"Dr. Kensington, does ADHD exist? Is ADHD even a real condtion?"
I've been asked this question by more than one of the parents in my practice.
As a doctor who treats ADHD, and as the mother of a son with ADHD, I am familiar with the viewpoints that suggest that ADHD is a largely “manufactured” or over-diagnosed condition.
After all, Attention Deficit Hyperactivity Disorder (ADHD) is the
most commonly diagnosed mental health disorder among children and adolescents
in the United States. There has been roughly a 50% increase in ADHD diagnoses in the US and UK over the past decade.
It is a neurobiological disorder that affects millions of children and adults in the United States. As many as three to 12 percent of children between the ages of 4-17 and up to 4-6% of US adults are diagnosed with ADHD.
These facts may lead to certain assumptions, but the real answer is more complex. So let's dig a little deeper....
Some folks believe that ADHD was invented by the pharmaceutical industry in order to earn profits by creating unnecessary medications for children who are simply behaving like energetic children.
After all, aren't all children occasionally hyperactive? Sure.
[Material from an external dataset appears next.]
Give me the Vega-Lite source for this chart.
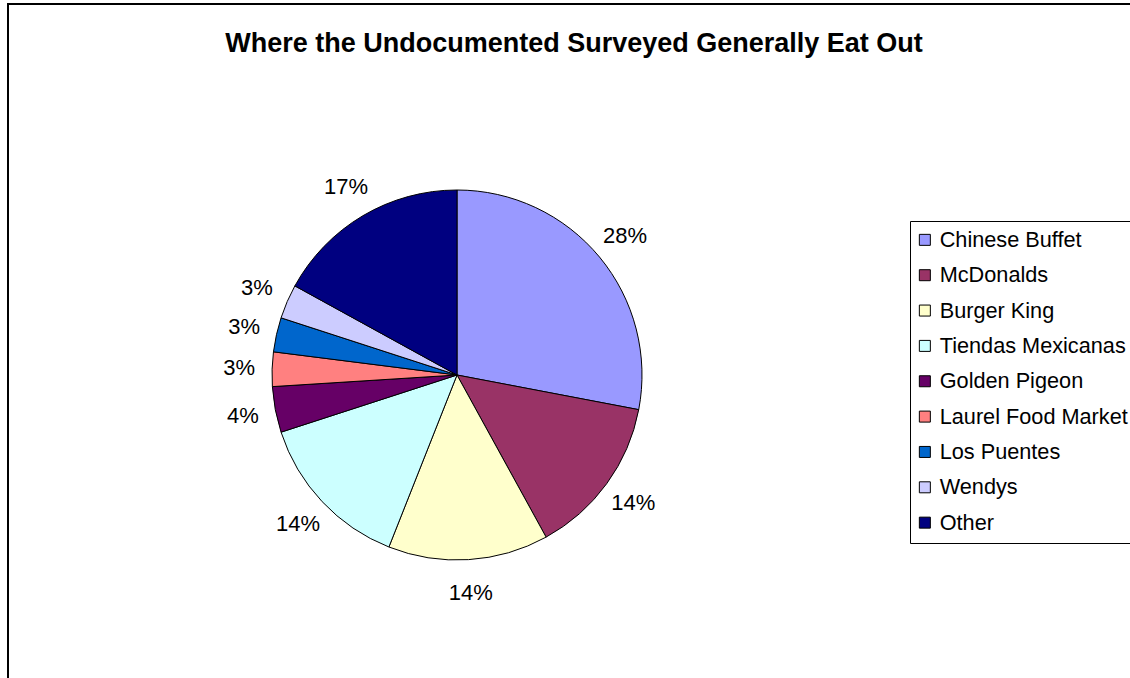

Do our kids consume too much junk food and spend hours each day consuming media and video games rather than spending quality time playing outside or exercising? Yes.
However, a major difference difference between children behaving like children and children who suffer from ADHD is severity. The diagnostic criteria for ADHD require that ADHD symptoms must inhibit daily functioning such as being unable to sit still in class, chronically failing grades, etc. for a prolonged period of time.
There is a long list of diagnostic criteria that must be satisfied for a diagnosis of ADHD to be given, not just an occasional bout of hyperactivity.
One reason why some argue against the existence of ADHD is that mental health disorders are not diagnosed by medical or lab tests, but rather by observing behavioral and emotional symptoms. This does not make mental illnesses such as depression or anxiety any less real, however.
Further, brains scans of children with ADHD indicate that their brains are 3-4% smaller that non-ADHD brains, and that there is less blood flow to the frontal lobes of the ADHD brain.
The frontal lobes and frontal cortex are responsible for executive functioning and decision-making, and a lack of development in this area may cause the impulsive behavior (acting without considering the consequences) associated with ADHD.
In addition, children with ADHD produce lower levels of the neurotransmitter (brain chemical) dopamine, which is involved in attention, memory, and problem solving. This is also why ADHD medications consist of stimulants that increase the level of dopamine in the brain.
Also, there seems to be a genetic component to the condition because ADHD tends to run in families. In studies of identical twins conducted by the University of Colorado, researchers found that a child whose identical twin has ADHD is eleven to eighteen times more likely to have ADHD than a non-twin sibling.
More importantly, whenever you ask yourself "Does ADHD exist?" just ask anyone with ADHD, particularly severe ADHD that hinders their daily functioning. ADHD sufferers will tell you it is as real as cancer or diabetes.
Attention Deficit Hyperactivity Disorder inhibits one's ability to maintain grades, employment, engage in healthy social relationships, and increases the risk of accidents. ADHD sufferers are also more likely to suffer from substance abuse and other mental illnesses such as depression and anxiety.